### Exercise task
Leave out the pictures and restate the rest of the data exactly.

### Data provided
%%

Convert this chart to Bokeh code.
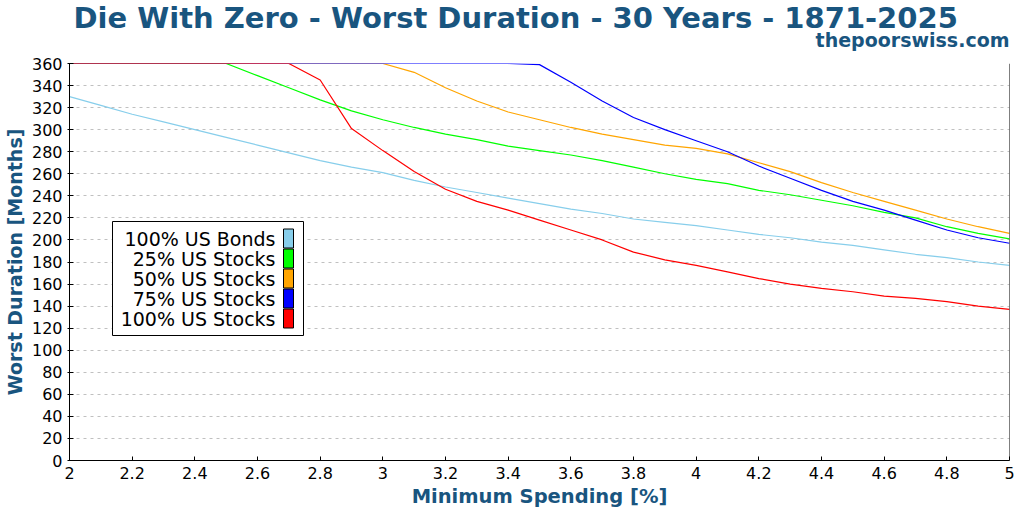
from bokeh.plotting import figure
from bokeh.models import (Title, BoxAnnotation, Label, FixedTicker, CustomJSTickFormatter,
                          Span)
from bokeh.embed import file_html
from bokeh.resources import INLINE

# Minimum spending rate [%]
spend = [2.0, 2.1, 2.2, 2.3, 2.4, 2.5, 2.6, 2.7, 2.8, 2.9,
         3.0, 3.1, 3.2, 3.3, 3.4, 3.5, 3.6, 3.7, 3.8, 3.9,
         4.0, 4.1, 4.2, 4.3, 4.4, 4.5, 4.6, 4.7, 4.8, 4.9, 5.0]

# Worst duration [months] per allocation
bonds100 = [330, 322, 314, 307, 300, 293, 286, 279, 272, 266,
            261, 254, 248, 243, 238, 233, 228, 224, 219, 216,
            213, 209, 205, 202, 198, 195, 191, 187, 184, 180, 177]
stocks25 = [360, 360, 360, 360, 360, 360, 349, 338, 327, 317,
            309, 302, 296, 291, 285, 281, 277, 272, 266, 260,
            255, 251, 245, 241, 236, 231, 225, 220, 212, 206, 201]
stocks50 = [360, 360, 360, 360, 360, 360, 360, 360, 360, 360,
            360, 352, 338, 326, 316, 309, 302, 296, 291, 286,
            283, 278, 270, 262, 252, 243, 235, 227, 219, 212, 206]
stocks75 = [360, 360, 360, 360, 360, 360, 360, 360, 360, 360,
            360, 360, 360, 360, 360, 359, 343, 326, 311, 300,
            290, 280, 267, 256, 245, 235, 227, 218, 209, 202, 197]
stocks100 = [360, 360, 360, 360, 360, 360, 360, 360, 345, 301,
             281, 262, 246, 235, 227, 218, 209, 200, 189, 182,
             177, 171, 165, 160, 156, 153, 149, 147, 144, 140, 137]

series_names = ["100% US Bonds", "25% US Stocks", "50% US Stocks",
                "75% US Stocks", "100% US Stocks"]
series_values = [bonds100, stocks25, stocks50, stocks75, stocks100]
series_colors = ["#87ceeb", "#00ff00", "#ffa500", "#0000ff", "#ff0000"]

x_ticks = [2.0, 2.2, 2.4, 2.6, 2.8, 3.0, 3.2, 3.4, 3.6, 3.8,
           4.0, 4.2, 4.4, 4.6, 4.8, 5.0]
y_ticks = [0, 20, 40, 60, 80, 100, 120, 140, 160, 180,
           200, 220, 240, 260, 280, 300, 320, 340, 360]

x_start, x_end = 2, 5
y_start, y_end = 0, 360

BLUE = "#19557f"
FONT = "DejaVu Sans"

p = figure(width=1024, height=512, x_range=(x_start, x_end), y_range=(y_start, y_end),
           output_backend="svg", toolbar_location=None, title=None,
           min_border_left=69, min_border_right=15, min_border_top=63,
           min_border_bottom=52)
p.outline_line_color = None
p.background_fill_color = "white"
p.border_fill_color = "white"

# Stacked headings: subtitle first (closest to plot), main title above it.
# The main title overlaps the subtitle's band through a negative standoff.
p.add_layout(Title(text="thepoorswiss.com", align="right", vertical_align="top",
                   text_font=FONT, text_font_size="19px", text_font_style="bold",
                   text_color=BLUE, standoff=22, text_line_height=1.0), "above")
p.add_layout(Title(text="Die With Zero - Worst Duration - 30 Years - 1871-2025",
                   align="left", offset=4, vertical_align="bottom", text_font=FONT,
                   text_font_size="29px", text_font_style="bold",
                   text_color=BLUE, standoff=-35, text_line_height=1.0), "above")

for name, vals, col in zip(series_names, series_values, series_colors):
    p.line(spend, vals, line_color=col, line_width=1.2)

# Axes
p.xaxis.ticker = FixedTicker(ticks=x_ticks)
p.xaxis.formatter = CustomJSTickFormatter(code="return String(Math.round(tick*10)/10);")
p.yaxis.ticker = FixedTicker(ticks=y_ticks)
for ax in (p.xaxis, p.yaxis):
    ax.axis_line_color = "black"
    ax.major_tick_line_color = "black"
    ax.minor_tick_line_color = None
    ax.major_label_text_font = FONT
    ax.major_label_text_font_size = "16px"
    ax.major_label_text_color = "black"
    ax.axis_label_text_font = FONT
    ax.axis_label_text_font_style = "bold"
    ax.axis_label_text_color = BLUE
p.xaxis.axis_label_text_font_size = "19.5px"
p.yaxis.axis_label_text_font_size = "19px"
p.xaxis.major_tick_in = 4
p.xaxis.major_tick_out = 0
p.yaxis.major_tick_in = 4
p.yaxis.major_tick_out = 2
p.xaxis.axis_label = "Minimum Spending [%]"
p.yaxis.axis_label = "Worst Duration [Months]"
p.xaxis.major_label_standoff = 6
p.xaxis.axis_label_standoff = 3
p.yaxis.major_label_standoff = 5
p.yaxis.axis_label_standoff = 3

p.xgrid.grid_line_color = None
p.ygrid.ticker = FixedTicker(ticks=y_ticks)
p.ygrid.grid_line_color = "#c0c0c0"
p.ygrid.grid_line_dash = "3 4"
p.ygrid.grid_line_width = 1

# Right border of the plotting area
p.add_layout(Span(location=x_end, dimension="height", line_color="black", line_width=1))

# Legend: labels right-aligned with colour swatches to their right
p.add_layout(BoxAnnotation(left=112, right=303, top=221, bottom=335,
                           left_units="canvas", right_units="canvas",
                           top_units="canvas", bottom_units="canvas",
                           fill_color="white", fill_alpha=1,
                           line_color="black", line_alpha=1, line_width=1))
for i, (name, col) in enumerate(zip(series_names, series_colors)):
    cy = 238 + 20 * i
    p.add_layout(Label(x=275, y=cy, x_units="canvas", y_units="canvas", text=name,
                       text_align="right", text_baseline="middle",
                       text_font=FONT, text_font_size="19px", text_color="black"))
    p.add_layout(BoxAnnotation(left=283, right=293, top=cy - 9.5, bottom=cy + 9.5,
                               left_units="canvas", right_units="canvas",
                               top_units="canvas", bottom_units="canvas",
                               fill_color=col, fill_alpha=1,
                               line_color="black", line_alpha=1, line_width=1))

open("out.html", "w").write(file_html(p, INLINE))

%%

### Final result
Convert this chart to Bokeh code.
from bokeh.plotting import figure
from bokeh.models import (Title, BoxAnnotation, Label, FixedTicker, CustomJSTickFormatter,
                          Span)
from bokeh.embed import file_html
from bokeh.resources import INLINE

# Minimum spending rate [%]
spend = [2.0, 2.1, 2.2, 2.3, 2.4, 2.5, 2.6, 2.7, 2.8, 2.9,
         3.0, 3.1, 3.2, 3.3, 3.4, 3.5, 3.6, 3.7, 3.8, 3.9,
         4.0, 4.1, 4.2, 4.3, 4.4, 4.5, 4.6, 4.7, 4.8, 4.9, 5.0]

# Worst duration [months] per allocation
bonds100 = [330, 322, 314, 307, 300, 293, 286, 279, 272, 266,
            261, 254, 248, 243, 238, 233, 228, 224, 219, 216,
            213, 209, 205, 202, 198, 195, 191, 187, 184, 180, 177]
stocks25 = [360, 360, 360, 360, 360, 360, 349, 338, 327, 317,
            309, 302, 296, 291, 285, 281, 277, 272, 266, 260,
            255, 251, 245, 241, 236, 231, 225, 220, 212, 206, 201]
stocks50 = [360, 360, 360, 360, 360, 360, 360, 360, 360, 360,
            360, 352, 338, 326, 316, 309, 302, 296, 291, 286,
            283, 278, 270, 262, 252, 243, 235, 227, 219, 212, 206]
stocks75 = [360, 360, 360, 360, 360, 360, 360, 360, 360, 360,
            360, 360, 360, 360, 360, 359, 343, 326, 311, 300,
            290, 280, 267, 256, 245, 235, 227, 218, 209, 202, 197]
stocks100 = [360, 360, 360, 360, 360, 360, 360, 360, 345, 301,
             281, 262, 246, 235, 227, 218, 209, 200, 189, 182,
             177, 171, 165, 160, 156, 153, 149, 147, 144, 140, 137]

series_names = ["100% US Bonds", "25% US Stocks", "50% US Stocks",
                "75% US Stocks", "100% US Stocks"]
series_values = [bonds100, stocks25, stocks50, stocks75, stocks100]
series_colors = ["#87ceeb", "#00ff00", "#ffa500", "#0000ff", "#ff0000"]

x_ticks = [2.0, 2.2, 2.4, 2.6, 2.8, 3.0, 3.2, 3.4, 3.6, 3.8,
           4.0, 4.2, 4.4, 4.6, 4.8, 5.0]
y_ticks = [0, 20, 40, 60, 80, 100, 120, 140, 160, 180,
           200, 220, 240, 260, 280, 300, 320, 340, 360]

x_start, x_end = 2, 5
y_start, y_end = 0, 360

BLUE = "#19557f"
FONT = "DejaVu Sans"

p = figure(width=1024, height=512, x_range=(x_start, x_end), y_range=(y_start, y_end),
           output_backend="svg", toolbar_location=None, title=None,
           min_border_left=69, min_border_right=15, min_border_top=63,
           min_border_bottom=52)
p.outline_line_color = None
p.background_fill_color = "white"
p.border_fill_color = "white"

# Stacked headings: subtitle first (closest to plot), main title above it.
# The main title overlaps the subtitle's band through a negative standoff.
p.add_layout(Title(text="thepoorswiss.com", align="right", vertical_align="top",
                   text_font=FONT, text_font_size="19px", text_font_style="bold",
                   text_color=BLUE, standoff=22, text_line_height=1.0), "above")
p.add_layout(Title(text="Die With Zero - Worst Duration - 30 Years - 1871-2025",
                   align="left", offset=4, vertical_align="bottom", text_font=FONT,
                   text_font_size="29px", text_font_style="bold",
                   text_color=BLUE, standoff=-35, text_line_height=1.0), "above")

for name, vals, col in zip(series_names, series_values, series_colors):
    p.line(spend, vals, line_color=col, line_width=1.2)

# Axes
p.xaxis.ticker = FixedTicker(ticks=x_ticks)
p.xaxis.formatter = CustomJSTickFormatter(code="return String(Math.round(tick*10)/10);")
p.yaxis.ticker = FixedTicker(ticks=y_ticks)
for ax in (p.xaxis, p.yaxis):
    ax.axis_line_color = "black"
    ax.major_tick_line_color = "black"
    ax.minor_tick_line_color = None
    ax.major_label_text_font = FONT
    ax.major_label_text_font_size = "16px"
    ax.major_label_text_color = "black"
    ax.axis_label_text_font = FONT
    ax.axis_label_text_font_style = "bold"
    ax.axis_label_text_color = BLUE
p.xaxis.axis_label_text_font_size = "19.5px"
p.yaxis.axis_label_text_font_size = "19px"
p.xaxis.major_tick_in = 4
p.xaxis.major_tick_out = 0
p.yaxis.major_tick_in = 4
p.yaxis.major_tick_out = 2
p.xaxis.axis_label = "Minimum Spending [%]"
p.yaxis.axis_label = "Worst Duration [Months]"
p.xaxis.major_label_standoff = 6
p.xaxis.axis_label_standoff = 3
p.yaxis.major_label_standoff = 5
p.yaxis.axis_label_standoff = 3

p.xgrid.grid_line_color = None
p.ygrid.ticker = FixedTicker(ticks=y_ticks)
p.ygrid.grid_line_color = "#c0c0c0"
p.ygrid.grid_line_dash = "3 4"
p.ygrid.grid_line_width = 1

# Right border of the plotting area
p.add_layout(Span(location=x_end, dimension="height", line_color="black", line_width=1))

# Legend: labels right-aligned with colour swatches to their right
p.add_layout(BoxAnnotation(left=112, right=303, top=221, bottom=335,
                           left_units="canvas", right_units="canvas",
                           top_units="canvas", bottom_units="canvas",
                           fill_color="white", fill_alpha=1,
                           line_color="black", line_alpha=1, line_width=1))
for i, (name, col) in enumerate(zip(series_names, series_colors)):
    cy = 238 + 20 * i
    p.add_layout(Label(x=275, y=cy, x_units="canvas", y_units="canvas", text=name,
                       text_align="right", text_baseline="middle",
                       text_font=FONT, text_font_size="19px", text_color="black"))
    p.add_layout(BoxAnnotation(left=283, right=293, top=cy - 9.5, bottom=cy + 9.5,
                               left_units="canvas", right_units="canvas",
                               top_units="canvas", bottom_units="canvas",
                               fill_color=col, fill_alpha=1,
                               line_color="black", line_alpha=1, line_width=1))

open("out.html", "w").write(file_html(p, INLINE))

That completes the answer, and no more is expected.